Coordinating scientific efforts in Europe and beyond, and integrating activities with other similar networks in non-European countries will contribute to the development of faster and more effective ways to prevent, control, and treat pandemics, with obvious health and social benefits. "What we learn from the ongoing COVID-19 pandemic will help us to establish strategies to combat future pandemics. In this sense, the current pandemic may become a paradigmatic 'opportunity' for future pandemic mitigation strategies".

The network has been organised into six working groups that gather critical mass from diverse disciplines, from virology to sociology.

In their publication, the authors describe the varied early achievements generated by the Trans-Actions network. For example, the development of the COVEX software and the Drug Repositioning and Cooperation Database (DRACD) gives researchers the ability to study the virus-host interactome, find putative drug targets and investigate the possibility of repurposing existing drugs - all integrated into a freely available web-based tool.

An additional initial success in terms of public health activities was the involvement of one of the network's Actions in the preparation of guidelines on 'Clinical, biochemical, immunogenetic paradigms of COVID-19 infection and their correlation with socio-demographic, etiological, pathogenetic, diagnostic, therapeutically, and prognostically relevant factors, which is part of the Latvian 'COVID-19 MITIGATION' program. This involvement will be supported by the network's wide range of expertise.

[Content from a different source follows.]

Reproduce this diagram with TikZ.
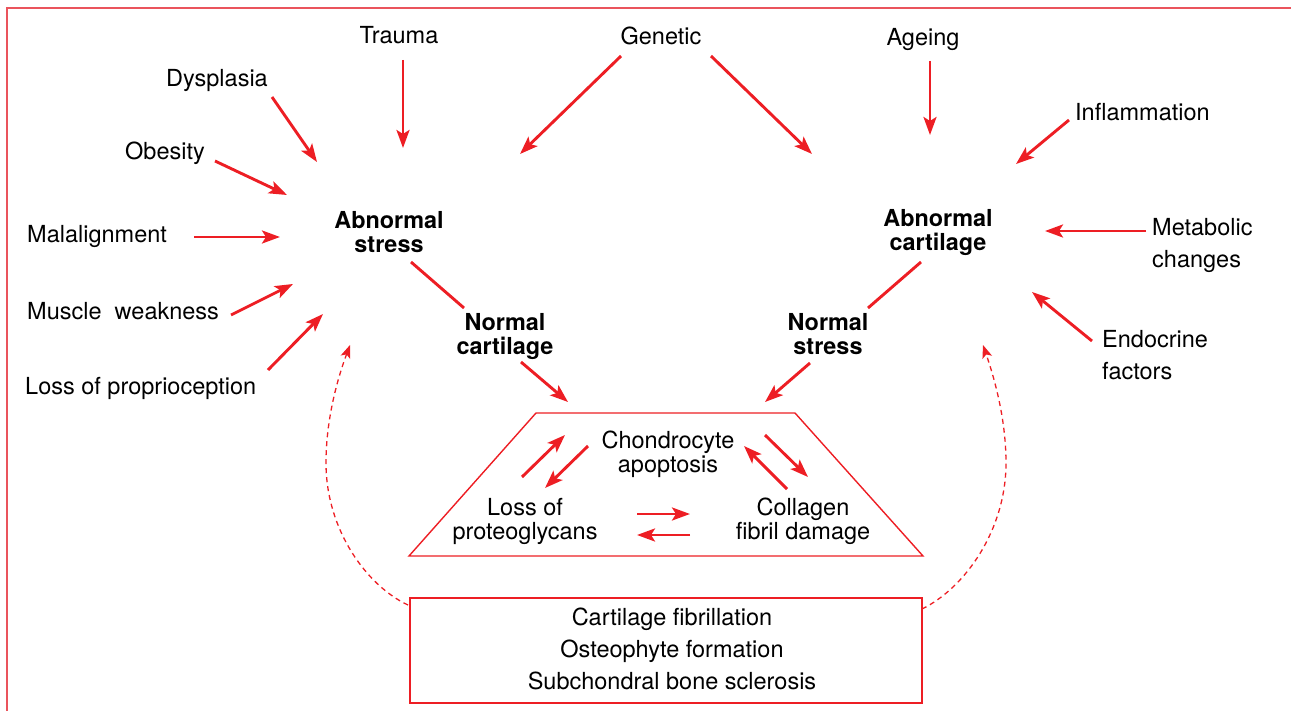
\documentclass[tikz,border=0pt]{standalone}
\usepackage{fontspec}
\setmainfont{TeX Gyre Heros}
\usetikzlibrary{arrows.meta}
\definecolor{ored}{RGB}{237,30,36}
\definecolor{fred}{RGB}{234,84,92}
\begin{document}
\begin{tikzpicture}[x=1pt,y=-1pt,
  txt/.style={font=\fontsize{23.5}{24}\selectfont, inner sep=0pt, anchor=base, align=center, text=black},
  side/.style={font=\fontsize{23.5}{32.5}\selectfont, inner sep=0pt, anchor=base west, align=left, text=black},
  bold/.style={txt, font=\fontsize{23.4}{24}\selectfont\bfseries},
  arr/.style={draw=ored, line width=2.9pt, -{Stealth[length=18pt,width=13pt,inset=4pt]}},
  link/.style={draw=ored, line width=2.9pt},
  frame/.style={draw=ored, line width=1.4pt},
  dashfb/.style={draw=ored, line width=1.3pt, dash pattern=on 5pt off 4pt, -{Stealth[length=13pt,width=10pt,inset=3pt]}}
]
\useasboundingbox (0,0) rectangle (1291,711);
% outer frame (top and left edges)
\draw[draw=fred, line width=1.6pt] (7,711) -- (7,8) -- (1291,8);

% causes (anchor = baseline of last line)
\node[txt] (trauma) at (399,44) {Trauma};
\node[txt] (genetic) at (661,45) {Genetic};
\node[txt] (ageing) at (923,46) {Ageing};
\node[txt] (dysplasia) at (217,87) {Dysplasia};
\node[txt] (obesity) at (165,160) {Obesity};
\node[side] (malalign) at (27,243) {Malalignment};
\node[side] (muscle) at (27,320) {Muscle~~weakness};
\node[side] (proprio) at (25,395) {Loss of proprioception};
\node[side] (inflam) at (1075,121) {Inflammation};
\node[side] (metab) at (1152,268) {Metabolic\\changes};
\node[side] (endo) at (1102,380) {Endocrine\\factors};

% central nodes
\node[bold] (astress) at (389,253) {Abnormal\\stress};
\node[bold] (acart) at (938,251) {Abnormal\\cartilage};
\node[bold] (ncart) at (505,355) {Normal\\cartilage};
\node[bold] (nstress) at (828,355) {Normal\\stress};

% trapezoid
\draw[frame] (536,413) coordinate (tTL) -- (795,413) coordinate (tTR) -- (923,556) coordinate (tBR) -- (409,556) coordinate (tBL) -- cycle;
\node[txt] (chondro) at (668,472) {Chondrocyte\\apoptosis};
\node[txt] (loss) at (525,539) {Loss of\\proteoglycans};
\node[txt] (coll) at (803,539) {Collagen\\fibril damage};

% bottom box
\draw[frame] (410,598) rectangle (922,703);
\node[txt, font=\fontsize{23.5}{32}\selectfont] (result) at (672,689) {Cartilage fibrillation\\Osteophyte formation\\Subchondral bone sclerosis};

% arrow end points
\coordinate (e-trauma) at (403,148);
\coordinate (e-genL) at (520,154);
\coordinate (e-genR) at (812,154);
\coordinate (e-age) at (930,135);
\coordinate (e-dys) at (317,162);
\coordinate (e-obe) at (287,195);
\coordinate (e-mal) at (280,237);
\coordinate (e-mus) at (293,284);
\coordinate (e-pro) at (323,314);
\coordinate (e-inf) at (1016,164);
\coordinate (e-met) at (1045,231);
\coordinate (e-end) at (1032,292);
\coordinate (e-trapL) at (568,402);
\coordinate (e-trapR) at (765,402);

\draw[arr] (403,60) -- (e-trauma);
\draw[arr] (621,56) -- (e-genL);
\draw[arr] (711,56) -- (e-genR);
\draw[arr] (930,61) -- (e-age);
\draw[arr] (272,97) -- (e-dys);
\draw[arr] (215,161) -- (e-obe);
\draw[arr] (194,237) -- (e-mal);
\draw[arr] (231,315) -- (e-mus);
\draw[arr] (268,370) -- (e-pro);
\draw[arr] (1069,120) -- (e-inf);
\draw[arr] (1146,231) -- (e-met);
\draw[arr] (1092,341) -- (e-end);

\draw[link] (411,262) -- (464,308);
\draw[arr] (521,362) -- (e-trapL);
\draw[link] (921,262) -- (868,308);
\draw[arr] (810,363) -- (e-trapR);

% arrows inside trapezoid
\draw[arr] (522,477) -- (565,435);
\draw[arr] (588,446) -- (545,488);
\draw[arr] (765,435) -- (808,477);
\draw[arr] (787,489) -- (744,446);
\draw[arr] (637,514) -- (690,514);
\draw[arr] (690,535) -- (637,535);

% dashed feedback arrows
\draw[dashfb] (922,609) .. controls (965,588) and (1006,530) .. (1006,463)
            .. controls (1006,420) and (995,380) .. (983,345);
\draw[dashfb] (408,605) .. controls (367,586) and (326,530) .. (326,463)
            .. controls (326,420) and (337,380) .. (350,345);
\end{tikzpicture}
\end{document}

2.COVAC-2 vaccine harnesses COST Action ENOVA's adjuvants research

The COST Action ENOVA brings together experts and stakeholders to address one of the most critical steps in vaccine development: the use of adjuvants in vaccine formulations. Two partners of this Action, VFI (Vaccine Formulation Institute) and Seppic developed the adjuvant Sepivac SWE™, which has been used as a component of the COVAC-2 vaccine against SARS-COV2.

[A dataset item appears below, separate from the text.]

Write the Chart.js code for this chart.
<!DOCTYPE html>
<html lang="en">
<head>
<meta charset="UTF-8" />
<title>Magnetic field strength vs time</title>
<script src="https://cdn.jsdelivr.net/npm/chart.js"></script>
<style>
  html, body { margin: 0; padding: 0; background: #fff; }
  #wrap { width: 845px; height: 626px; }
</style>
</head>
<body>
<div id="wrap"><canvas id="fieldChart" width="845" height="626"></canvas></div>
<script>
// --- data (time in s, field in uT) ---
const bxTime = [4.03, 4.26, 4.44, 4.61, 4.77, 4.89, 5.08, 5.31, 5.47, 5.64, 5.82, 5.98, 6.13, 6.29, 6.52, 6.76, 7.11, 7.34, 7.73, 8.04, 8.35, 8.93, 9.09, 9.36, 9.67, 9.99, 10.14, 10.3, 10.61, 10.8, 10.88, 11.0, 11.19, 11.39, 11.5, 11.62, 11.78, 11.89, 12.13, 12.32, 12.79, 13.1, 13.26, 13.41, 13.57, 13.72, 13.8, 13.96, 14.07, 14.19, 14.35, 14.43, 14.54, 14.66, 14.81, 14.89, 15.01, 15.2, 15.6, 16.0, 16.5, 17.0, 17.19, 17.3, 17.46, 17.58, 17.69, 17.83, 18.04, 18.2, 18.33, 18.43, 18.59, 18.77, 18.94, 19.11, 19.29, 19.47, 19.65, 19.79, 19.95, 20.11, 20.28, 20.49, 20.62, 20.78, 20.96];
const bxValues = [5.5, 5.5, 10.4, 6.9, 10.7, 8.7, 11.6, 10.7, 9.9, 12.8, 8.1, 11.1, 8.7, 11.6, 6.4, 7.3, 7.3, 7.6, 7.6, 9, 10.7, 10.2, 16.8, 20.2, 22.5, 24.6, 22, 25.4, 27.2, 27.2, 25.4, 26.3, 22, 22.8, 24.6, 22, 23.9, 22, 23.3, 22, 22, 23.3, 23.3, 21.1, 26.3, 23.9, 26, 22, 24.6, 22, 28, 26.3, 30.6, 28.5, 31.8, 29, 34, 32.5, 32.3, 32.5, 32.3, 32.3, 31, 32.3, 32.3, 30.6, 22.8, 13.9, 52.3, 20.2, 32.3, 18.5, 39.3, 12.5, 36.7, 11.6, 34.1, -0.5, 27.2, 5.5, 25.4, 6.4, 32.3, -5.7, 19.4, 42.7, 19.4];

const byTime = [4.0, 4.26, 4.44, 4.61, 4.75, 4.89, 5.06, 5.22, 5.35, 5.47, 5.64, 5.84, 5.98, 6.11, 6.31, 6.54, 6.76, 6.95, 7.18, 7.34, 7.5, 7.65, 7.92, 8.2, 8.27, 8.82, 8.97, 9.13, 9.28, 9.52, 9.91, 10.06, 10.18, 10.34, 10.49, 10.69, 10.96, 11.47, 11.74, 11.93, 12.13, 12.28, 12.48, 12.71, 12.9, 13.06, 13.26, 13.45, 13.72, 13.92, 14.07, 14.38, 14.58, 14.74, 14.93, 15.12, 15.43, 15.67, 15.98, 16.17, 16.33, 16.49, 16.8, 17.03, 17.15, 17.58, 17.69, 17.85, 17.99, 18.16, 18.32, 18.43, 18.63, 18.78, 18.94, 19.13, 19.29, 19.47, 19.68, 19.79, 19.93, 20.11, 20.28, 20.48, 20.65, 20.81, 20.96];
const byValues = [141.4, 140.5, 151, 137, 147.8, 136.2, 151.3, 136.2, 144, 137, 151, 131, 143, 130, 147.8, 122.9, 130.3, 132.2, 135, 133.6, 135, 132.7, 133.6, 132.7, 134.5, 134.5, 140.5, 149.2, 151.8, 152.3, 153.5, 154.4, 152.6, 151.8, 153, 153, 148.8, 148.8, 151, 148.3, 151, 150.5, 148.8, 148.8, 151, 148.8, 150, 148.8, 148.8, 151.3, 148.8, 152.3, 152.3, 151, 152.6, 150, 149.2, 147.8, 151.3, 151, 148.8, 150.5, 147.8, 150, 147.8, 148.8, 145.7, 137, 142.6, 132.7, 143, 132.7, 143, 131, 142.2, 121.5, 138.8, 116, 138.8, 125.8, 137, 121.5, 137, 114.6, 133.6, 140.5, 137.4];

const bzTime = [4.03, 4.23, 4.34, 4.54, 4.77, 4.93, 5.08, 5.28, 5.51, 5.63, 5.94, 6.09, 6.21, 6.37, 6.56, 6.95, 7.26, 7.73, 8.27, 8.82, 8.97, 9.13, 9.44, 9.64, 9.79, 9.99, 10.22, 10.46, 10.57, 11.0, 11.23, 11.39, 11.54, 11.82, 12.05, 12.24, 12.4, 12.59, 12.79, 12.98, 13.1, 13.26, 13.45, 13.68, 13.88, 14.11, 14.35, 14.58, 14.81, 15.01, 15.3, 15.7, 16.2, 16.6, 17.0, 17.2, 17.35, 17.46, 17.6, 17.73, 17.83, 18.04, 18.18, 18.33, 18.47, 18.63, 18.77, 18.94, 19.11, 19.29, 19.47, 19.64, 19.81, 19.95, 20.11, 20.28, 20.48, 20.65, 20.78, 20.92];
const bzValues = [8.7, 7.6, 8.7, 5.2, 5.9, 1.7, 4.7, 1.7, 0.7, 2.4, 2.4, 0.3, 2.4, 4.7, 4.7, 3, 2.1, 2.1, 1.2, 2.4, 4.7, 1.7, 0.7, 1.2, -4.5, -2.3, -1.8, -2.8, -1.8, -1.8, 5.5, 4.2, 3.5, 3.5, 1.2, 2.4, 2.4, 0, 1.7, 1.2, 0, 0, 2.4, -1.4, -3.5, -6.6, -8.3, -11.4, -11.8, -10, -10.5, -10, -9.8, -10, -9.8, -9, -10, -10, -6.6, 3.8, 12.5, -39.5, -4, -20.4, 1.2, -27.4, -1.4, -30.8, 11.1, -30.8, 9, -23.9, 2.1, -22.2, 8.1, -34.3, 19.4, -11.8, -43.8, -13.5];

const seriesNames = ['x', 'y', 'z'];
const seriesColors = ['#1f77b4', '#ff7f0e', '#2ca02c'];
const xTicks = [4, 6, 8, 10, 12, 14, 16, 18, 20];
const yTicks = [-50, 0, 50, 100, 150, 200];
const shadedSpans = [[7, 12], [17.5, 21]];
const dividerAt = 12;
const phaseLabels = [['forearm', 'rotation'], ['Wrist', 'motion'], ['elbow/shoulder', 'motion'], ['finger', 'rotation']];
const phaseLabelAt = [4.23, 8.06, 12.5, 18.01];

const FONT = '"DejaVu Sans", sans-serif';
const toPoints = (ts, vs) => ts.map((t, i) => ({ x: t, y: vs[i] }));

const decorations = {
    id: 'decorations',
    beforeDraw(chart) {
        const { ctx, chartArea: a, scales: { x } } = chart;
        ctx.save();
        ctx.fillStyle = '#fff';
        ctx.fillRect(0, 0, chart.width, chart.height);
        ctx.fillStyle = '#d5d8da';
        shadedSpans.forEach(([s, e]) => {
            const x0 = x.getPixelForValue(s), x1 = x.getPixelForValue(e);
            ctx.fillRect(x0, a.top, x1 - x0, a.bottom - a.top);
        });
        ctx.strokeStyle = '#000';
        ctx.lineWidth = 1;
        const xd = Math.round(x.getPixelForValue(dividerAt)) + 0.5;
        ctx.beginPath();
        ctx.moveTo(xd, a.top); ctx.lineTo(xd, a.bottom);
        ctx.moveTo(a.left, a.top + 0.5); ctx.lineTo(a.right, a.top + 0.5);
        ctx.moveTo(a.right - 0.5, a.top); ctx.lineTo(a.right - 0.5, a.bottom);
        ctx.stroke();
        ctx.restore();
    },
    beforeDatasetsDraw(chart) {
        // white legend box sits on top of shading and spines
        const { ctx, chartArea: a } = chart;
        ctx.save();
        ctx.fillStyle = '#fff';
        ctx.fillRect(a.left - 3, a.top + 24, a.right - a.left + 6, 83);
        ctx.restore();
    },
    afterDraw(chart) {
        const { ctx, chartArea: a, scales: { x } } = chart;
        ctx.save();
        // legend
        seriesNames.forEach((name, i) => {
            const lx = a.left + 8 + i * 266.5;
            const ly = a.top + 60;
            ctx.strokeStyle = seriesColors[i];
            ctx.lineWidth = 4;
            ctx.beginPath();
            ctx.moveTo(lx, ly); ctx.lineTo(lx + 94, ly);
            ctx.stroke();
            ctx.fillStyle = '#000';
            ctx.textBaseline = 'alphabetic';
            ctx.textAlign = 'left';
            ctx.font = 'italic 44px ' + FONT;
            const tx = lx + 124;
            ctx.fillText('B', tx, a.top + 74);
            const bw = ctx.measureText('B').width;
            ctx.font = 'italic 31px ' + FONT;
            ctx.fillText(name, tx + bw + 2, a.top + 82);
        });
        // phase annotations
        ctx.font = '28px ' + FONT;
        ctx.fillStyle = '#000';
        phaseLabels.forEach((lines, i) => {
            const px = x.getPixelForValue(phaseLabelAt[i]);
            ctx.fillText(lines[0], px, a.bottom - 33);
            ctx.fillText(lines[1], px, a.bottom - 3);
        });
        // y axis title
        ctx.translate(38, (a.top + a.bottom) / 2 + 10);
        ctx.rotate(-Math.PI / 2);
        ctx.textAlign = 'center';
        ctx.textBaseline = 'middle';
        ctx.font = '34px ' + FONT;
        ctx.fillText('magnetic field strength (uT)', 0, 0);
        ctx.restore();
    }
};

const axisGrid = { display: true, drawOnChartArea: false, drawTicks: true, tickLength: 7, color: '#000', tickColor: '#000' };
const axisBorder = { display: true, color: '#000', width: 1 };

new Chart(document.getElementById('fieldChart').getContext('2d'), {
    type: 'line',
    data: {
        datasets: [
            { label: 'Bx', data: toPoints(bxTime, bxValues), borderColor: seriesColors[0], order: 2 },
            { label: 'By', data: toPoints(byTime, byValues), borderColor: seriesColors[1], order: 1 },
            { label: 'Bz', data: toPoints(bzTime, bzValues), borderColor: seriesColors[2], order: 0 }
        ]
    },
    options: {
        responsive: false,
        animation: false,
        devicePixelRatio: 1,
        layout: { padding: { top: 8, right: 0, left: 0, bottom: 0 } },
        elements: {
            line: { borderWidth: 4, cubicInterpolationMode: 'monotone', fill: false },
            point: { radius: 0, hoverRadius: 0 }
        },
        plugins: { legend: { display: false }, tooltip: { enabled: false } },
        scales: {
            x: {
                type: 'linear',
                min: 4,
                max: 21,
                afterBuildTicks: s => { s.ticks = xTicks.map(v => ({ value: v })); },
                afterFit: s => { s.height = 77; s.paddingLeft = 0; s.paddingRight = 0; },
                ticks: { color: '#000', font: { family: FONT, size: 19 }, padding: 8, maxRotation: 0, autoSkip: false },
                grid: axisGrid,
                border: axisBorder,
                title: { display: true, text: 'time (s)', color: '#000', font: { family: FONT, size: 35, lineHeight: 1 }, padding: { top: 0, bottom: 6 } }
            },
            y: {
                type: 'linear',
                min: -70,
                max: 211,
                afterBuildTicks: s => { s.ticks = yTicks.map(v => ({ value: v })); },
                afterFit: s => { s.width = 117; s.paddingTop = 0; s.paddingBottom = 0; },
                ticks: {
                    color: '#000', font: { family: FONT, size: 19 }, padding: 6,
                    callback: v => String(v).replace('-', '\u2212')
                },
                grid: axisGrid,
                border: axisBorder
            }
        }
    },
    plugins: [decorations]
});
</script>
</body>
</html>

The COVAC-2 vaccine has been developed by VIDO (Vaccine and Infectious Disease Organization at the University of Saskatchewan) in Canada. Phase 1 of the clinical trial in healthy volunteers had positive results, demonstrating the safety of the vaccine and the required activation of the immune system. In Phase 2 of the clinical trial, the level of protection will be evaluated.

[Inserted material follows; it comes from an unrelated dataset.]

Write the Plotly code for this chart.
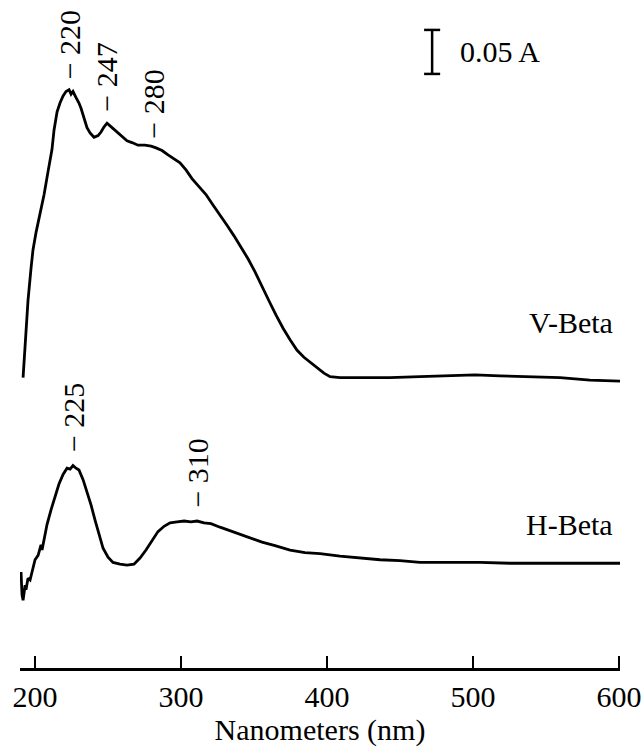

The adjuvant is now freely available to the vaccine development community for human vaccines. More information here.

3.EMM Survey Registry's COVID-19 collection: a public resource for understanding the COVID-19 experience of ethnic and migrant minorities in Europe

COST Action ETHMIGSURVEYDATA brings together researchers, policymakers, and survey data producers to join efforts to improve the access, usability, dissemination, and standards of the multiple and scattered survey data that exist on the economic, social and political integration of ethnic and migrant minorities (EMMs).

Since the start of the pandemic in 2020, a growing number of COVID-19 surveys have been conducted with EMM respondents across the world.

In this context, ETHMIGSURVEYDATA has partnered with the H2020 SSHOC project and the ANR project FAIRETHMIGQUANTto launch a special COVID-19 collection for its EMM Survey Registry: a free online tool for discovering and learning about existing quantitative surveys undertaken with EMM (sub) populations in Europe and beyond.

This tool not only brings together previously scattered information about these surveys but also offers detailed and structured metadata for each of the surveys. Designed with the end-users in mind, this tool can also easily be leveraged by anyone interested in doing research or policy-related work using quantitative surveys on EMMs' integration and inclusion.

This COVID-19 collection, which is a public resource co-created with data producers, provides detailed information about each of the surveys it includes and covers; as such, the COVID-19 collection will help improve access and visibility of COVID-19 surveys undertaken with EMM respondents.

Currently, the COVID-19 database captures 8 surveys from 3 different countries (all searchable using the keyword 'COVID-19'). In the coming months, additional surveys will be contributed to the COVID-19 collection by data producers across Europe.